REPUBLIKA.CO.ID, JAKARTA -- Badan Pemeriksa Keuangan RI (BPK) menemukan adanya kelebihan pembayaran insentif tenaga kesehatan (nakes). Kelebihan pembayaran antara Januari sampai Agustus 2021 ini terjadi akibat kesalahan teknis pada saat penarikan database usupan insentif nakes dari aplikasi insentif nakes yang dikelola oleh Badan Pengembangan dan Pemberdayaan SDM (PPSDM) Kesehatan.
"Terjadi duplikasi data penerima insentif, dan data ini dijadikan dasar pembayaran insentif nakes sehingga terjadi kelebihan pembayaran untuk 8.961 nakes, " ungkap Ketua BPK, Agung Firman Sampurna di Jakarta, Senin (1/11).
Agung mengungkapkan, kisaran duplikasi biaya insentif mulai dari Rp 178 ribu hingga Rp 50 juta. "Sampai 8 September 2021, masih ada kelebihan pembayaran nakes. kelebihan pembayaran ini variasi," terangnya.
Agung melanjutkan, permasalahan itu pun dilakukan pembahasan rekomendasi dan action plan dan telah dilaksanakan pada 19 Oktober 2021 yang dihadiri tim pemeriksa dan pejabat terkait Kementerian Kesehatan. Atas permasalahan tersebut, Badan PPSDM Kesehatan telah melakukan kompensasi pembayaran masing-masing nakes selama periode 1 Januari 2021 sampai dengan 19 Agustus 2021.
BPK merekomendasikan Menteri Kesehatan melalui Badan PPSDM Kesehatan untuk memproses sisa kelebihan pembayaran insentif nakes yang masih ada per September 2021.

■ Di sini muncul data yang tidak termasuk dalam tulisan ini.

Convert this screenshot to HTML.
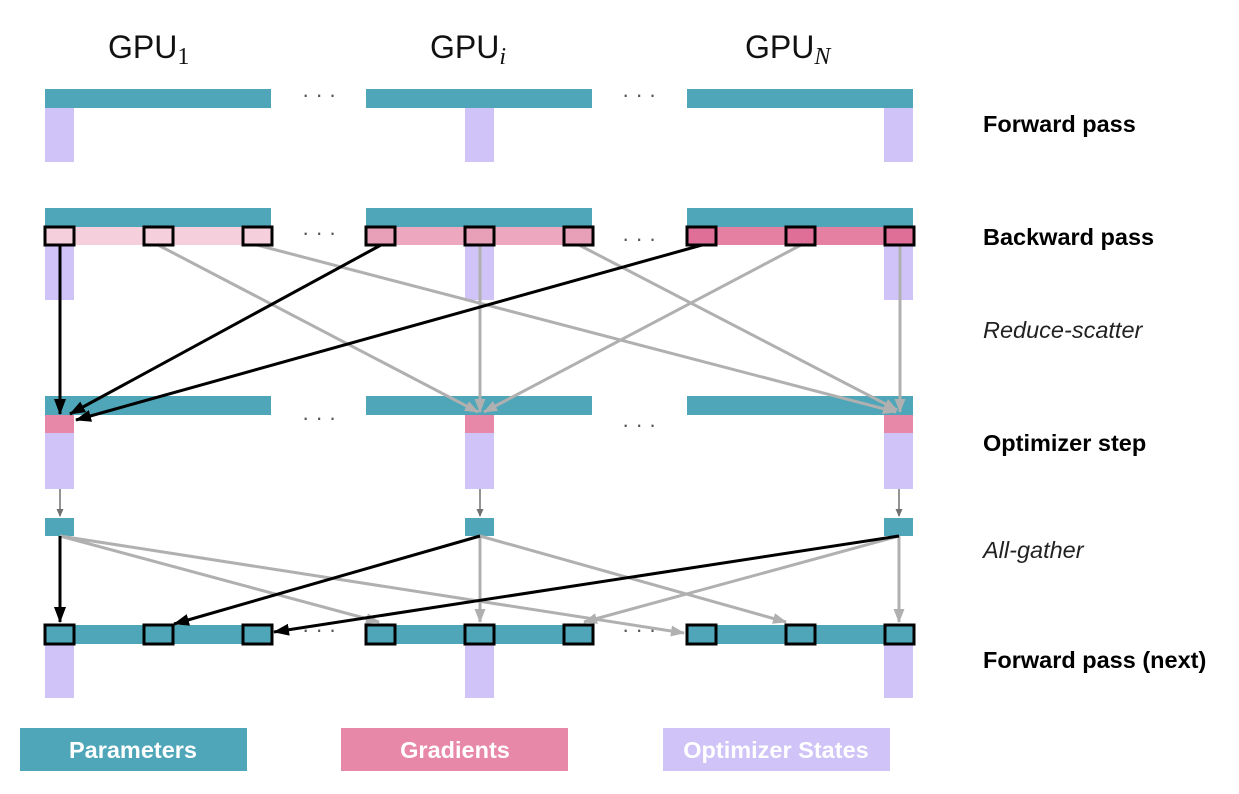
<!DOCTYPE html>
<html><head><meta charset="utf-8"><style>
body{margin:0;background:#fff;width:1239px;height:789px;overflow:hidden}
</style></head><body>
<svg width="1239" height="789" xmlns="http://www.w3.org/2000/svg" font-family="Liberation Sans, sans-serif">
<defs>
<marker id="ab" markerWidth="16" markerHeight="12" refX="15" refY="6" orient="auto" markerUnits="userSpaceOnUse" viewBox="0 0 16 12"><path d="M0,0 L16,6 L0,12z" fill="#000"/></marker>
<marker id="ag" markerWidth="14" markerHeight="11" refX="13" refY="5.5" orient="auto" markerUnits="userSpaceOnUse" viewBox="0 0 14 11"><path d="M0,0 L14,5.5 L0,11z" fill="#b0b0b0"/></marker>
<marker id="ad" markerWidth="8" markerHeight="7" refX="7" refY="3.5" orient="auto" markerUnits="userSpaceOnUse" viewBox="0 0 8 7"><path d="M0,0 L8,3.5 L0,7z" fill="#707070"/></marker>
</defs>
<g font-size="32" fill="#111" font-weight="300">
<text x="108" y="58">GPU<tspan font-family="Liberation Serif" font-size="24" dy="6">1</tspan></text>
<text x="430" y="58">GPU<tspan font-family="Liberation Serif" font-style="italic" font-size="24" dy="6">i</tspan></text>
<text x="745" y="58">GPU<tspan font-family="Liberation Serif" font-style="italic" font-size="24" dy="6">N</tspan></text>
</g>
<g fill="#555" font-size="22">
<text x="302" y="102">· · ·</text><text x="622" y="102">· · ·</text>
<text x="302" y="240">· · ·</text><text x="622" y="246">· · ·</text>
<text x="302" y="425">· · ·</text><text x="622" y="432">· · ·</text>
<text x="302" y="637">· · ·</text><text x="622" y="637">· · ·</text>
</g>
<g fill="#4ea6b8"><rect x="45" y="89" width="226" height="19"/><rect x="366" y="89" width="226" height="19"/><rect x="687" y="89" width="226" height="19"/></g>
<g fill="#cfc3f7"><rect x="45" y="108" width="29" height="54"/><rect x="465" y="108" width="29" height="54"/><rect x="884" y="108" width="29" height="54"/></g>
<g fill="#4ea6b8"><rect x="45" y="208" width="226" height="19"/><rect x="366" y="208" width="226" height="19"/><rect x="687" y="208" width="226" height="19"/></g>
<rect x="45" y="227" width="226" height="18" fill="#f5d0dc"/>
<rect x="366" y="227" width="226" height="18" fill="#eda8c0"/>
<rect x="687" y="227" width="226" height="18" fill="#e580a3"/>
<g fill="#cfc3f7"><rect x="45" y="245" width="29" height="55"/><rect x="465" y="245" width="29" height="55"/><rect x="884" y="245" width="29" height="55"/></g>
<g fill="#4ea6b8"><rect x="45" y="396" width="226" height="19"/><rect x="366" y="396" width="226" height="19"/><rect x="687" y="396" width="226" height="19"/></g>
<g fill="#e888a8"><rect x="45" y="415" width="29" height="18"/><rect x="465" y="415" width="29" height="18"/><rect x="884" y="415" width="29" height="18"/></g>
<g fill="#cfc3f7"><rect x="45" y="433" width="29" height="56"/><rect x="465" y="433" width="29" height="56"/><rect x="884" y="433" width="29" height="56"/></g>
<g fill="#4ea6b8"><rect x="45" y="518" width="29" height="18"/><rect x="465" y="518" width="29" height="18"/><rect x="884" y="518" width="29" height="18"/></g>
<g stroke="#707070" stroke-width="1.5" marker-end="url(#ad)"><line x1="60" y1="489" x2="60" y2="516"/><line x1="480" y1="489" x2="480" y2="516"/><line x1="899" y1="489" x2="899" y2="516"/></g>
<g fill="#4ea6b8"><rect x="45" y="625" width="226" height="19"/><rect x="366" y="625" width="226" height="19"/><rect x="687" y="625" width="226" height="19"/></g>
<g fill="#cfc3f7"><rect x="45" y="644" width="29" height="54"/><rect x="465" y="644" width="29" height="54"/><rect x="884" y="644" width="29" height="54"/></g>
<g stroke="#b0b0b0" stroke-width="3" marker-end="url(#ag)" fill="none">
<line x1="158" y1="245" x2="478" y2="412"/>
<line x1="257" y1="245" x2="896" y2="412"/>
<line x1="480" y1="245" x2="480" y2="412"/>
<line x1="579" y1="245" x2="897" y2="410"/>
<line x1="801" y1="245" x2="484" y2="412"/>
<line x1="900" y1="245" x2="900" y2="412"/>
</g>
<g stroke="#000" stroke-width="3" marker-end="url(#ab)" fill="none">
<line x1="60" y1="245" x2="60" y2="414"/>
<line x1="381" y1="245" x2="70" y2="414"/>
<line x1="702" y1="245" x2="76" y2="420"/>
</g>
<g stroke="#b0b0b0" stroke-width="3" marker-end="url(#ag)" fill="none">
<line x1="60" y1="536" x2="379" y2="622"/>
<line x1="60" y1="536" x2="684" y2="633"/>
<line x1="480" y1="536" x2="480" y2="622"/>
<line x1="480" y1="536" x2="786" y2="622"/>
<line x1="899" y1="536" x2="584" y2="622"/>
<line x1="899" y1="536" x2="899" y2="622"/>
</g>
<g stroke="#000" stroke-width="3" marker-end="url(#ab)" fill="none">
<line x1="60" y1="536" x2="60" y2="622"/>
<line x1="480" y1="536" x2="174" y2="624"/>
<line x1="899" y1="536" x2="274" y2="632"/>
</g>
<g stroke="#000" stroke-width="3" fill="#f5d0dc"><rect x="45" y="227" width="29" height="18"/><rect x="144" y="227" width="29" height="18"/><rect x="243" y="227" width="29" height="18"/></g>
<g stroke="#000" stroke-width="3" fill="#e8a0b8"><rect x="366" y="227" width="29" height="18"/><rect x="465" y="227" width="29" height="18"/><rect x="564" y="227" width="29" height="18"/></g>
<g stroke="#000" stroke-width="3" fill="#e06f97"><rect x="687" y="227" width="29" height="18"/><rect x="786" y="227" width="29" height="18"/><rect x="885" y="227" width="29" height="18"/></g>
<g stroke="#000" stroke-width="3" fill="#4ea6b8">
<rect x="45" y="625" width="29" height="19"/><rect x="144" y="625" width="29" height="19"/><rect x="243" y="625" width="29" height="19"/>
<rect x="366" y="625" width="29" height="19"/><rect x="465" y="625" width="29" height="19"/><rect x="564" y="625" width="29" height="19"/>
<rect x="687" y="625" width="29" height="19"/><rect x="786" y="625" width="29" height="19"/><rect x="885" y="625" width="29" height="19"/>
</g>
<g font-size="23.5" font-weight="bold" fill="#000">
<text x="983" y="132">Forward pass</text>
<text x="983" y="245">Backward pass</text>
<text x="983" y="451">Optimizer step</text>
<text x="983" y="668">Forward pass (next)</text>
</g>
<g font-size="23.5" font-style="italic" fill="#222">
<text x="983" y="338">Reduce-scatter</text>
<text x="983" y="558">All-gather</text>
</g>
<rect x="20" y="728" width="227" height="43" fill="#4ea6b8"/>
<rect x="341" y="728" width="227" height="43" fill="#e888a8"/>
<rect x="663" y="728" width="227" height="43" fill="#cfc3f7"/>
<g font-size="23.5" font-weight="bold" fill="#fff" text-anchor="middle">
<text x="133" y="758">Parameters</text><text x="455" y="758">Gradients</text><text x="776" y="758">Optimizer States</text>
</g>
</svg>
</body></html>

Badan Pengembangan dan Pemberdayaan SDM (PPSDM) Kesehatan melakukan pengelolaan atas pembayaran insentif nakes penanganan Covid-19 pada faskes pelayanan Covid-19 yang dibiayai oleh dana APBN melalui DIPA Badan PPSDM Kesehatan, termasuk di dalamnya insentif untuk para peserta PIDI (program internship). Untuk faskes pelayanan Covid-19 yang dibiayai oleh APBD (RSUD dan Puskesmas), sumber dana insentif nakes pelayanan Covid-19 dilakukan oleh masing-masing pemerintahan daerah, bukan melalui DIPA Kementerian Kesehatan.
Hasil pemeriksaan BPK ini merupakan bagian dari pemeriksaan atas pengelolaan pinjaman luar negeri Indonesia Emergency Response to Covid-19 pada 2020-2021 di Kementerian Kesehatan sejumlah 500 juta dolar AS dari Bank Dunia dan Bank Investasi Infrastruktur Asia (AIIB). Menurut Agung, tujuan pemeriksaan adalah memberikan penilaian atas kepatuhan program atau kegiatan dalam mencapai Disbursement Linked Indicator (DLI)/Disbursement Linked Result (DLR) pinjaman luar negeri tersebut.
"Pinjaman itu diberikan dengan beberapa indikator, jadi setelah indikatornya tercapai seperti pembentukan gugus tugas nasional Covid-19 dan sebagainya, barulah pinjaman tersebut cair," ujarnya.
Menurut Agung, kelebihan pembayaran insentif nakes karena adanya proses cleansing data atau pembersihan data yang terlewatkan saat implementasi aplikasi pemberian insentif. Namun, Agung belum bisa mengungkapkan besaran total kelebihan insentif yang dikeluarkan kepada nakes, mengingat proses pemeriksaan masih berlangsung hingga saat ini.
"Nanti hasil pemeriksaannya akan dirilis dan bisa dilihat secara terbuka, beserta solusi yang kami berikan," ujarnya.